Your goal: Retype the data that follows line by line, exactly, and leave its pictures out.

Data segment:
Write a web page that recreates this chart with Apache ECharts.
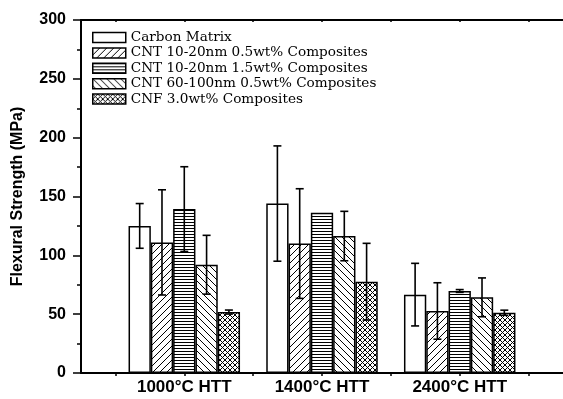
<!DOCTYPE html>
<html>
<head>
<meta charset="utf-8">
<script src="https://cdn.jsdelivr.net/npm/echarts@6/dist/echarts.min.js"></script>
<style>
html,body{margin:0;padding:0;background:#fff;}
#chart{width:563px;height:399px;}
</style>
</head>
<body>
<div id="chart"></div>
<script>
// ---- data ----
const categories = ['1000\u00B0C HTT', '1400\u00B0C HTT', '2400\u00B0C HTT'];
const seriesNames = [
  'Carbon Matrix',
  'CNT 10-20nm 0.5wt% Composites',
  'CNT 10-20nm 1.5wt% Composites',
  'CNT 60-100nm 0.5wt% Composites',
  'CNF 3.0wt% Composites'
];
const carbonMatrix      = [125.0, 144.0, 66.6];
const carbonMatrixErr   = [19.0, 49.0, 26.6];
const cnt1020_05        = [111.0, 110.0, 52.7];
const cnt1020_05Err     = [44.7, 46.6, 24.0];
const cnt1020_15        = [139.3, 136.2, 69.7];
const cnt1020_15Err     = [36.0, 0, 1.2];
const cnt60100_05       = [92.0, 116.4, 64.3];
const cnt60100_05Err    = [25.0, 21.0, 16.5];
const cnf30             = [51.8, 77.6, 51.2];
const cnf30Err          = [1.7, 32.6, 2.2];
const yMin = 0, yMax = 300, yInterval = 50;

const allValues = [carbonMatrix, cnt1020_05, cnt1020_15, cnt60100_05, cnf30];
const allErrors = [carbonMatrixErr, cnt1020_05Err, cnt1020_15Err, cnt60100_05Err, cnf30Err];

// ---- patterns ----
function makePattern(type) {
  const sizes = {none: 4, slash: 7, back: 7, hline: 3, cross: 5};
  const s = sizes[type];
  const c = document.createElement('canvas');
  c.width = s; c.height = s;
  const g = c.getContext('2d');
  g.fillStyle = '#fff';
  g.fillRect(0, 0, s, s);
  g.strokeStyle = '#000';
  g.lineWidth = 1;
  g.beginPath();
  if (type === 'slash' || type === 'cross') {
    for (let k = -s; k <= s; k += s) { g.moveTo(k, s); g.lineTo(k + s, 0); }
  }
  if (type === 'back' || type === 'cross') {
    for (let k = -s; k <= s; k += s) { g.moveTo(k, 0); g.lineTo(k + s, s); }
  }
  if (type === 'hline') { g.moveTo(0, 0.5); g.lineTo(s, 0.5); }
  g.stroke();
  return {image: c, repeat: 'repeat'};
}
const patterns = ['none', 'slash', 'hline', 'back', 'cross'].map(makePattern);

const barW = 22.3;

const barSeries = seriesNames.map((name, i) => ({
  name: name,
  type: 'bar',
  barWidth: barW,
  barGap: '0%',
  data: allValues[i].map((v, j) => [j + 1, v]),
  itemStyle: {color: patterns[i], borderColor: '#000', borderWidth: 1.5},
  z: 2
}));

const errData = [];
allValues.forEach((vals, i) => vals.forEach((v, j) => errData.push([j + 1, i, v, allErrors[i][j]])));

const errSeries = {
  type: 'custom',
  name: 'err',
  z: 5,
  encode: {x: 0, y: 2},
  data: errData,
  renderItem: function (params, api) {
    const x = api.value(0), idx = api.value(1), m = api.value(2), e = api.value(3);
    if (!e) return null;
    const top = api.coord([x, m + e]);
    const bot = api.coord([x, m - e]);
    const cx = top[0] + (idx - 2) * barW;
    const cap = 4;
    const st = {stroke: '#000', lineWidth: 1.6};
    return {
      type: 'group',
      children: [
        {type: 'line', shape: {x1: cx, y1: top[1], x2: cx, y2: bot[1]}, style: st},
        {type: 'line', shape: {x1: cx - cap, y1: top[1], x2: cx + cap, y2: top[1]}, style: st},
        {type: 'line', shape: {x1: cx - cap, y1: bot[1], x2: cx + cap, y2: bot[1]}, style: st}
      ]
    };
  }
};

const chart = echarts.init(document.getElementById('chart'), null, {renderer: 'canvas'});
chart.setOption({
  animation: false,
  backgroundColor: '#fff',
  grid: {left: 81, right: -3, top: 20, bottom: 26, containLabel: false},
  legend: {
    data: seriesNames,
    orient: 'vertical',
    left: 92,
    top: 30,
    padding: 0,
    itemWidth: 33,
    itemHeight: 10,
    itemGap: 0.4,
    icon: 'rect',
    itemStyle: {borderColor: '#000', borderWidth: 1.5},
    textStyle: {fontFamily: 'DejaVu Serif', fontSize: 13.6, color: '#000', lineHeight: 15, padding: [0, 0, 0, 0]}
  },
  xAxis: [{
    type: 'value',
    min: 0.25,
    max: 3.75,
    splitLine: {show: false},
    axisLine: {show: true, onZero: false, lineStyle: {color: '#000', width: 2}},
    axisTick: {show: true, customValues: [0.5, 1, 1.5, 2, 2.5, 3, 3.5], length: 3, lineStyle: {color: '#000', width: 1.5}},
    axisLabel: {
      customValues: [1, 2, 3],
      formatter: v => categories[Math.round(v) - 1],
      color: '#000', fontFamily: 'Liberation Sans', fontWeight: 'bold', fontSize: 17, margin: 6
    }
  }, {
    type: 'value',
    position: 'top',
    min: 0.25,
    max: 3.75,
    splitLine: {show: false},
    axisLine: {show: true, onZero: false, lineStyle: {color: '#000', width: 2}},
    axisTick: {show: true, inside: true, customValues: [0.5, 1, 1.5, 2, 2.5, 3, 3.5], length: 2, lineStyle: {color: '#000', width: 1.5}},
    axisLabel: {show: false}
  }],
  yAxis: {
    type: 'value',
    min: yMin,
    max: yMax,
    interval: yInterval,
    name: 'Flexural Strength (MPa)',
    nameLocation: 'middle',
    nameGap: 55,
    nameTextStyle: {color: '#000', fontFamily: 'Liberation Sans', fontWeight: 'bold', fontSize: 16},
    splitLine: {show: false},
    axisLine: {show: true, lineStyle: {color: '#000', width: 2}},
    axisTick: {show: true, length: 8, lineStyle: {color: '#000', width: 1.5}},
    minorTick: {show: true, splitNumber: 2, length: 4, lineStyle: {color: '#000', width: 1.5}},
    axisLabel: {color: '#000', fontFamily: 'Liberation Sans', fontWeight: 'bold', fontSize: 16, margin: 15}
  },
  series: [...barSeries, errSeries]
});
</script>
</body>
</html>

Output below:
Write a web page that recreates this chart with Apache ECharts.
<!DOCTYPE html>
<html>
<head>
<meta charset="utf-8">
<script src="https://cdn.jsdelivr.net/npm/echarts@6/dist/echarts.min.js"></script>
<style>
html,body{margin:0;padding:0;background:#fff;}
#chart{width:563px;height:399px;}
</style>
</head>
<body>
<div id="chart"></div>
<script>
// ---- data ----
const categories = ['1000\u00B0C HTT', '1400\u00B0C HTT', '2400\u00B0C HTT'];
const seriesNames = [
  'Carbon Matrix',
  'CNT 10-20nm 0.5wt% Composites',
  'CNT 10-20nm 1.5wt% Composites',
  'CNT 60-100nm 0.5wt% Composites',
  'CNF 3.0wt% Composites'
];
const carbonMatrix      = [125.0, 144.0, 66.6];
const carbonMatrixErr   = [19.0, 49.0, 26.6];
const cnt1020_05        = [111.0, 110.0, 52.7];
const cnt1020_05Err     = [44.7, 46.6, 24.0];
const cnt1020_15        = [139.3, 136.2, 69.7];
const cnt1020_15Err     = [36.0, 0, 1.2];
const cnt60100_05       = [92.0, 116.4, 64.3];
const cnt60100_05Err    = [25.0, 21.0, 16.5];
const cnf30             = [51.8, 77.6, 51.2];
const cnf30Err          = [1.7, 32.6, 2.2];
const yMin = 0, yMax = 300, yInterval = 50;

const allValues = [carbonMatrix, cnt1020_05, cnt1020_15, cnt60100_05, cnf30];
const allErrors = [carbonMatrixErr, cnt1020_05Err, cnt1020_15Err, cnt60100_05Err, cnf30Err];

// ---- patterns ----
function makePattern(type) {
  const sizes = {none: 4, slash: 7, back: 7, hline: 3, cross: 5};
  const s = sizes[type];
  const c = document.createElement('canvas');
  c.width = s; c.height = s;
  const g = c.getContext('2d');
  g.fillStyle = '#fff';
  g.fillRect(0, 0, s, s);
  g.strokeStyle = '#000';
  g.lineWidth = 1;
  g.beginPath();
  if (type === 'slash' || type === 'cross') {
    for (let k = -s; k <= s; k += s) { g.moveTo(k, s); g.lineTo(k + s, 0); }
  }
  if (type === 'back' || type === 'cross') {
    for (let k = -s; k <= s; k += s) { g.moveTo(k, 0); g.lineTo(k + s, s); }
  }
  if (type === 'hline') { g.moveTo(0, 0.5); g.lineTo(s, 0.5); }
  g.stroke();
  return {image: c, repeat: 'repeat'};
}
const patterns = ['none', 'slash', 'hline', 'back', 'cross'].map(makePattern);

const barW = 22.3;

const barSeries = seriesNames.map((name, i) => ({
  name: name,
  type: 'bar',
  barWidth: barW,
  barGap: '0%',
  data: allValues[i].map((v, j) => [j + 1, v]),
  itemStyle: {color: patterns[i], borderColor: '#000', borderWidth: 1.5},
  z: 2
}));

const errData = [];
allValues.forEach((vals, i) => vals.forEach((v, j) => errData.push([j + 1, i, v, allErrors[i][j]])));

const errSeries = {
  type: 'custom',
  name: 'err',
  z: 5,
  encode: {x: 0, y: 2},
  data: errData,
  renderItem: function (params, api) {
    const x = api.value(0), idx = api.value(1), m = api.value(2), e = api.value(3);
    if (!e) return null;
    const top = api.coord([x, m + e]);
    const bot = api.coord([x, m - e]);
    const cx = top[0] + (idx - 2) * barW;
    const cap = 4;
    const st = {stroke: '#000', lineWidth: 1.6};
    return {
      type: 'group',
      children: [
        {type: 'line', shape: {x1: cx, y1: top[1], x2: cx, y2: bot[1]}, style: st},
        {type: 'line', shape: {x1: cx - cap, y1: top[1], x2: cx + cap, y2: top[1]}, style: st},
        {type: 'line', shape: {x1: cx - cap, y1: bot[1], x2: cx + cap, y2: bot[1]}, style: st}
      ]
    };
  }
};

const chart = echarts.init(document.getElementById('chart'), null, {renderer: 'canvas'});
chart.setOption({
  animation: false,
  backgroundColor: '#fff',
  grid: {left: 81, right: -3, top: 20, bottom: 26, containLabel: false},
  legend: {
    data: seriesNames,
    orient: 'vertical',
    left: 92,
    top: 30,
    padding: 0,
    itemWidth: 33,
    itemHeight: 10,
    itemGap: 0.4,
    icon: 'rect',
    itemStyle: {borderColor: '#000', borderWidth: 1.5},
    textStyle: {fontFamily: 'DejaVu Serif', fontSize: 13.6, color: '#000', lineHeight: 15, padding: [0, 0, 0, 0]}
  },
  xAxis: [{
    type: 'value',
    min: 0.25,
    max: 3.75,
    splitLine: {show: false},
    axisLine: {show: true, onZero: false, lineStyle: {color: '#000', width: 2}},
    axisTick: {show: true, customValues: [0.5, 1, 1.5, 2, 2.5, 3, 3.5], length: 3, lineStyle: {color: '#000', width: 1.5}},
    axisLabel: {
      customValues: [1, 2, 3],
      formatter: v => categories[Math.round(v) - 1],
      color: '#000', fontFamily: 'Liberation Sans', fontWeight: 'bold', fontSize: 17, margin: 6
    }
  }, {
    type: 'value',
    position: 'top',
    min: 0.25,
    max: 3.75,
    splitLine: {show: false},
    axisLine: {show: true, onZero: false, lineStyle: {color: '#000', width: 2}},
    axisTick: {show: true, inside: true, customValues: [0.5, 1, 1.5, 2, 2.5, 3, 3.5], length: 2, lineStyle: {color: '#000', width: 1.5}},
    axisLabel: {show: false}
  }],
  yAxis: {
    type: 'value',
    min: yMin,
    max: yMax,
    interval: yInterval,
    name: 'Flexural Strength (MPa)',
    nameLocation: 'middle',
    nameGap: 55,
    nameTextStyle: {color: '#000', fontFamily: 'Liberation Sans', fontWeight: 'bold', fontSize: 16},
    splitLine: {show: false},
    axisLine: {show: true, lineStyle: {color: '#000', width: 2}},
    axisTick: {show: true, length: 8, lineStyle: {color: '#000', width: 1.5}},
    minorTick: {show: true, splitNumber: 2, length: 4, lineStyle: {color: '#000', width: 1.5}},
    axisLabel: {color: '#000', fontFamily: 'Liberation Sans', fontWeight: 'bold', fontSize: 16, margin: 15}
  },
  series: [...barSeries, errSeries]
});
</script>
</body>
</html>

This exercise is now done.